Fahrrad geklaut:Ein Brief an die Polizei

19-Jähriger muss sich laut Urteil schriftlich entschuldigen

Von Ekkehard Müller-Jentsch

Ob diese Erziehungsmaßnahme fruchtet? Ein Münchner Amtsrichter hat einen klauenden und pöbelnden 19-jährigen Schüler nicht als jungen Erwachsenen verurteilt, sondern als unreifen Jugendlichen und ihn wegen Diebstahls und Beleidigung zu 48 Stunden gemeinnütziger Arbeit verurteilt. Der 19-Jährige muss einen Entschuldigungsbrief an die Polizei schreiben.

Der Schüler hatte im Juni nachts am S-Bahnhof Planegg ein Damenfahrrad im Wert von 200 Euro gestohlen. "Ich hatte mir ein paar Bier gekauft", sagte er nun vor Gericht. Dann habe er den Bus verpasst. Bei den Fahrradständern fand er ein unabgesperrtes Rad. "Das habe ich dann genommen und wurde direkt von den Polizisten angehalten", erklärte der 19-Jährige dem Jugendrichter. Den Beamten begegnete er großmäulig und ablehnend und verlangte, dass sie ihn sofort nach Hause fahren. Als die Beamten dies ablehnten, gab er ihnen lautstark zu verstehen, dass es sein Recht sei, von "unnötigen Polizisten" heimgebracht zu werden." Einen Polizisten beleidigte er, indem er mit seiner linken Hand seine Unterlippe herunterzog und mit dem Zeigefinger der rechten Hand auf den in der Lippeninnenseite eintätowierten Schriftzug "ACAB" (all cops are bastards) deutete und dazu sagte: "Das sind Sie".
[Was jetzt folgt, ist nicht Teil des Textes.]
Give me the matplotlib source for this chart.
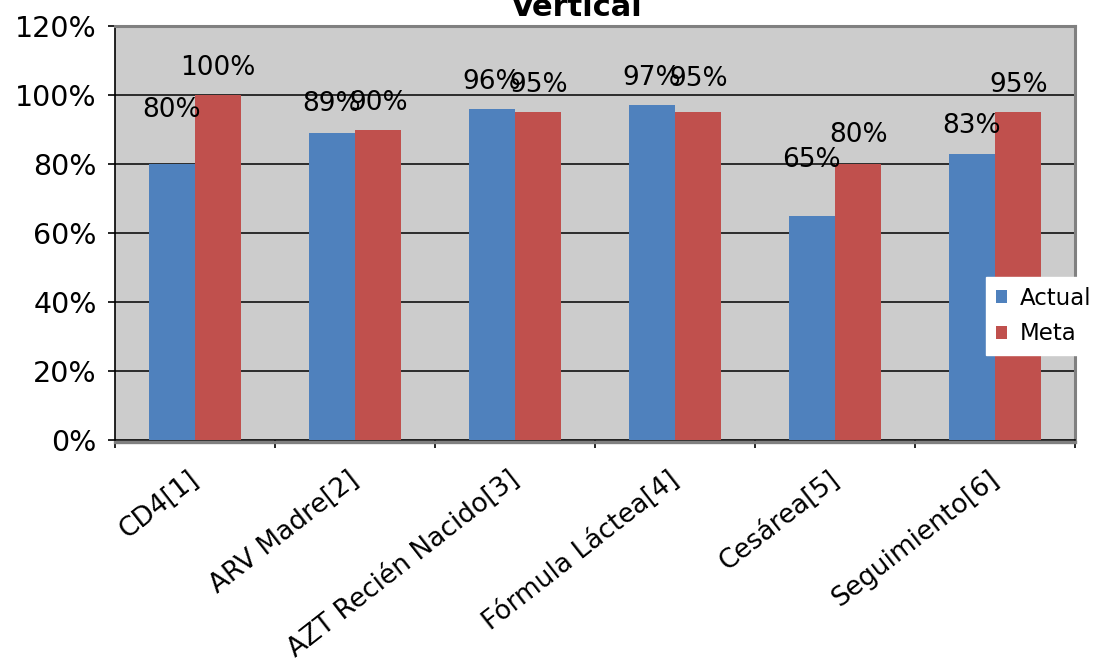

Vor Gericht zeigte sich der 19-Jährige einsichtig. Das Gericht befand, dass er kaum mit einem Erwachsenen gleichzusetzen zu sei. "Er lebt noch zu Hause, verfügt über keine abgeschlossene Schulausbildung und er wurde zur Hauptverhandlung auch von beiden Elternteilen begleitet", sagte der Amtsrichter. Es sei "erzieherisch geboten, ihn anzuweisen, insgesamt zwölf mal vier Stunden gemeinnützige Arbeit abzuleisten. "Auf diese Weise ist ihm eindringlich zu Bewusstsein zu bringen, dass er für das von ihm begangene Unrecht einzustehen hat", sagte der Richter. Außerdem gab er ihm auf, einen Entschuldigungsbrief an den Polizisten zu schreiben, den er mit seinem Lippen-Tattoo beleidigt hatte. Das Urteil (Az.: 1014 Ds 457 Js 183150/16 jug) ist rechtskräftig.